Marshall Dan Tindall said the building serves his department well. “It’s a great spot, and we have lots of parking,” he said. Parking for the department’s vehicles had occasionally been an issue when it was at Town Hall.
Tindall also reported that a backlog of property being held as evidence in old cases has been returned to owners or destroyed. “It was evidence that we no longer needed and should have been cleared out earlier,” Tindall said.
The marshal also said his department is developing operational policy guidelines for use of the police motorcycle it recently acquired. He said he contacted other agencies for guidance on developing a policy.

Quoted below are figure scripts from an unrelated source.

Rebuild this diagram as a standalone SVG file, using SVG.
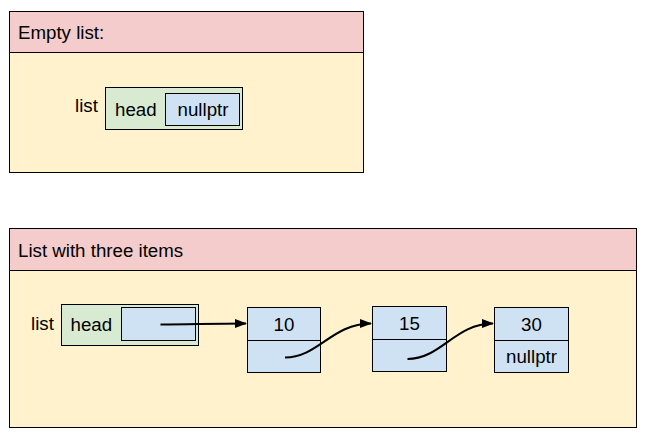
<svg xmlns="http://www.w3.org/2000/svg" width="654" height="440" viewBox="0 0 654 440">
<defs>
<style>
.hdr{fill:#f4cccc;stroke:#000;stroke-width:1}
.body{fill:#fff2cc;stroke:#000;stroke-width:1}
.grn{fill:#d9ead3;stroke:#000;stroke-width:1}
.blu{fill:#cfe2f3;stroke:#000;stroke-width:1}
.t{font-family:"Liberation Sans",Arial,sans-serif;font-size:18.7px;fill:#000}
.m{text-anchor:middle}
.con{fill:none;stroke:#000;stroke-width:2;marker-end:url(#ah)}
</style>
<marker id="ah" viewBox="0 0 12 10" refX="11" refY="5" markerWidth="12" markerHeight="10" markerUnits="userSpaceOnUse" orient="auto">
<path d="M0,0.5 L12,5 L0,9.5 z" fill="#000"/>
</marker>
</defs>
<g id="panel-empty">
<rect class="body" x="9.5" y="11.5" width="354" height="161"/>
<rect class="hdr" x="9.5" y="11.5" width="354" height="41"/>
<text class="t" x="18" y="39">Empty list:</text>
</g>
<g id="list-empty">
<text class="t" x="75" y="112">list</text>
<rect class="grn" x="105.5" y="87.5" width="137" height="42"/>
<text class="t" x="115" y="115.5">head</text>
<rect class="blu" x="165.5" y="93.5" width="74" height="32"/>
<text class="t m" x="203" y="116">nullptr</text>
</g>
<g id="panel-three">
<rect class="body" x="9.5" y="228.5" width="627" height="199"/>
<rect class="hdr" x="9.5" y="228.5" width="627" height="42"/>
<text class="t" x="18" y="257">List with three items</text>
</g>
<g id="list-three">
<text class="t" x="31" y="329.5">list</text>
<rect class="grn" x="61.5" y="304.5" width="137" height="41"/>
<text class="t" x="70.5" y="330.5">head</text>
<rect class="blu" x="121.5" y="307.5" width="74" height="33"/>
</g>
<g id="node-10">
<rect class="blu" x="247.5" y="307.5" width="73" height="65"/>
<line x1="247.5" y1="340.5" x2="320.5" y2="340.5" stroke="#000" stroke-width="1"/>
<text class="t m" x="284" y="331">10</text>
</g>
<g id="node-15">
<rect class="blu" x="372.5" y="306.5" width="74" height="65"/>
<line x1="372.5" y1="339.5" x2="446.5" y2="339.5" stroke="#000" stroke-width="1"/>
<text class="t m" x="409.5" y="330">15</text>
</g>
<g id="node-30">
<rect class="blu" x="494.5" y="307.5" width="74" height="65"/>
<line x1="494.5" y1="340.5" x2="568.5" y2="340.5" stroke="#000" stroke-width="1"/>
<text class="t m" x="531.5" y="331">30</text>
<text class="t m" x="531.5" y="363">nullptr</text>
</g>
<g id="connectors">
<path class="con" d="M160.5,324.5 C190,324.5 210,323.5 246,323.5"/>
<path class="con" d="M285,357.5 C318,357.5 332,323.5 371,323.5"/>
<path class="con" d="M407.5,359 C441,359 455,323.5 493,323.5"/>
</g>
</svg>
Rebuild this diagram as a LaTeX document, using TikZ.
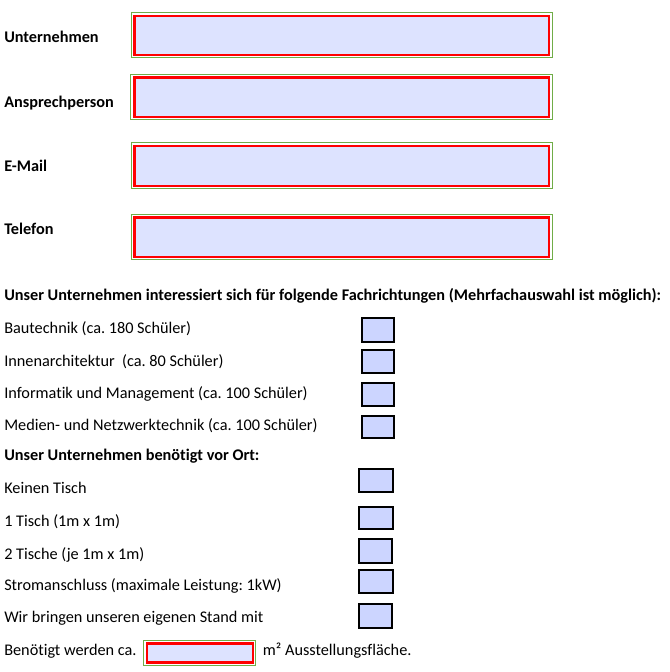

Tindall said the motorcycle won’t be used in high-speed pursuits except in an emergency Nighttime use will be discouraged, he said. Tindall said the motorcycle will be more efficient when the town is crowded with traffic during busy tourism times.
Deputy Marshal Doug Johnson is current the only Winthrop officer who is certified to use the motorcycle on patrol.
Tindall said the department’s recently acquired Ford Crown Victoria police vehicle, a used model, will soon be outfitted with identifying decals and necessary equipment.
• Ranzau said that local arborist Teresa Miller has offered to conduct an inventory of the town’s trees and advise the town on keeping the trees healthy. The mayor said that Winthrop may seek to form a combined Tree Board with Twisp, which has an active program to maintain its trees.